Mereka beralih profesi karena berharap, dengan menjadi petani palawijaya, pendapatan lebih baik dibandingkan dengan menanam ganja.
Hal itu sampaikan beberapa mantan petani ganja yang dijumpai Kompas di kawasan Lamteuba, Aceh Besar, pada Jumat (2/3). Mereka berharap, pemerintah terus mendampingi hingga mereka benar-benar mandiri.
Ketua Kelompok Tani Oisca, kelompok tani yang sebagian besar anggotanya mantan petani ganja, Fauzan (29), mengatakan, pada tahun 2016, pemerintah membantu cetak sawah baru dengan luas 98 hektar.
Cetak sawah tersebut merupakan program bersama antara Kementerian Pertanian, Badan Narkotika Nasional, TNI, dan pemerintah daerah untuk memberdayakan mantan petani ganja.
Lahan itu dikelola anggota kelompok tani. Setiap orang mendapatkan hak kelola 1 hektar. Pemerintah juga membantu bibit padi dan pupuk. Namun, jaringan irigasi tidak dibangun, akibatnya air tidak mencukupi dan padi mulai menguning sehingga terancam gagal panen.
”Kami sangat berharap pemerintah membangun jaringan irigasi agar kami bersawah dengan baik,” ucap Fauzan.
Lokasi sawah terletak di tengah hutan, jarak dari jalan desa sekitar 6 kilometer dengan jalan tanah berbatu yang curam. Para petani yang tidak memiliki sepeda motor terpaksa jalan kaki selama dua jam untuk menuju sawahnya.
Jika debit air sungai sedang naik, mereka tidak bisa menyeberangi sungai karena tidak ada jembatan. ”Saat panen, kami juga kesulitan karena tidak ada mesin perontok padi,” lanjut Fauzan.
Ia mengatakan, anggota kelompoknya mencapai 200 orang yang sebagain besar mantan petani ganja. Sejak 2016, mereka mulai menanam padi dan kedelai. ”Jadi petani ganja tidak bikin kaya, yang kaya itu mafia, sedangkan kami hanya petani,” ucap Fauzan.
Ia menyebutkan lebih enak jadi petani palawijaya, hidup tenang dan uangnya halal. Namun, pihaknya butuh pendampingan berkelanjutan supaya sukses dalam bertani.
”Kami juga ingin mengubah pandangan orang terhadap Lamteuba. Kalau dulu disebut penghasil ganja, ke depan harus dikenal sebagai penghasil palawija,” ujar Fauzan.

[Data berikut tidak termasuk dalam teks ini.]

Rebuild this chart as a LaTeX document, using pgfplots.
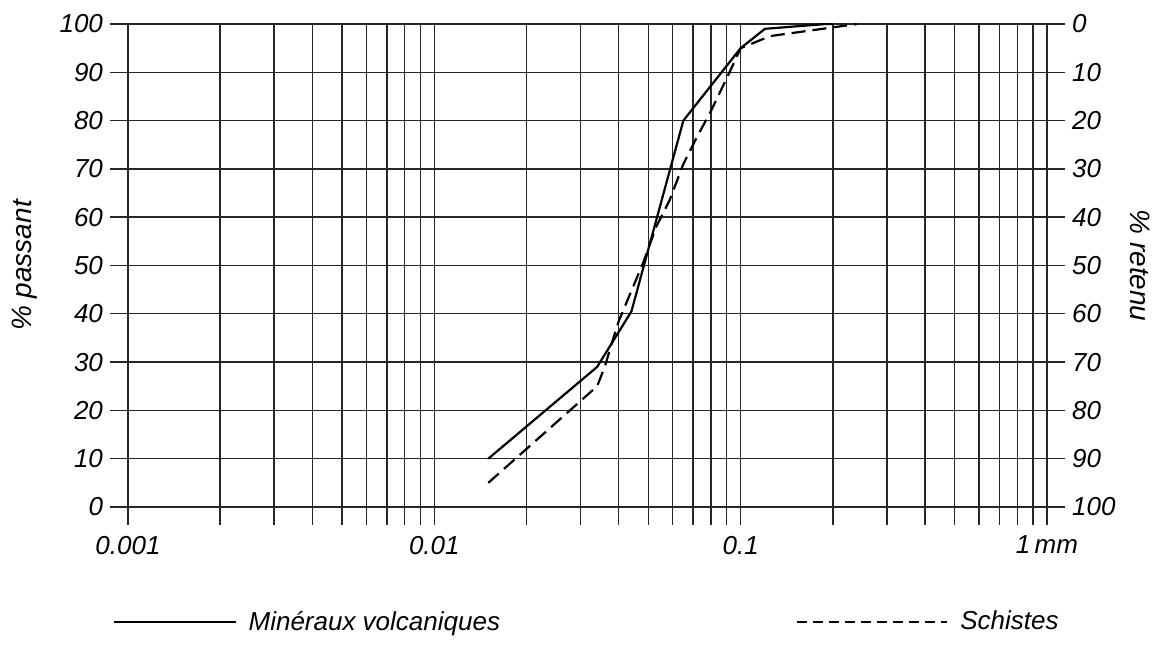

Sejak lama Lamteuba dikenal sebagai kawasan penghasil ganja. Setiap tahun selalu ada penemuan ladang ganja di kawasan itu. Namun, kata Fauzan, sekarang ladang ganja di Lamteuba jauh berkurang.
”Mungkin masih ada satu-dua orang yang nekat tanam, tetapi jumlahnya turun drastis,” katanya.
Secara ekonomi, lanjut Fauzan, pendapatan menjadi petani palawija lebih baik dibandingkan menjadi petani ganja. Dia pernah mendapatkan Rp 50 juta dari hasil panen cabai. Saat itu, harga cabai sedang naik, mencapai Rp 30.000 per kilogram. ”Hasil panen ganja tidak pernah saya dapat sebesar itu, yang ambil untung malah mafia,” ujar Fauzan.
Kepala Dinas Pertanian dan Peternakan Aceh Besar Ahmad Tarmizi mengatakan, untuk mengatasi kekeringan di sawah milik Kelompok Tani Oisca, pihaknya membantu mesin pompa air untuk mengaliri sawah-sawah yang kering.
Namun, untuk jangka panjang, pihaknya meminta kelompok tani mengusulkan permohonan pembangunan jaringan irigasi. ”Anggaran pemkab sangat terbatas, pembangunan tentu harus bertahap,” kata Tarmizi.
Juru Bicara Pemprov Aceh Wiratmadinata menuturkan, pemerintah telah memfasilitasi petani untuk mengolah lahan pertanian. Selain di Lamteuba, program alih fungsi lahan ganja menjadi pertanian juga dilakukan di Gayo Lues.
”Persoalan yang dihadapi petani di Lamteuba akan kami bahas untuk mencari solusi agar mereka jadi petani sukses,” ucap Wiratmadinata.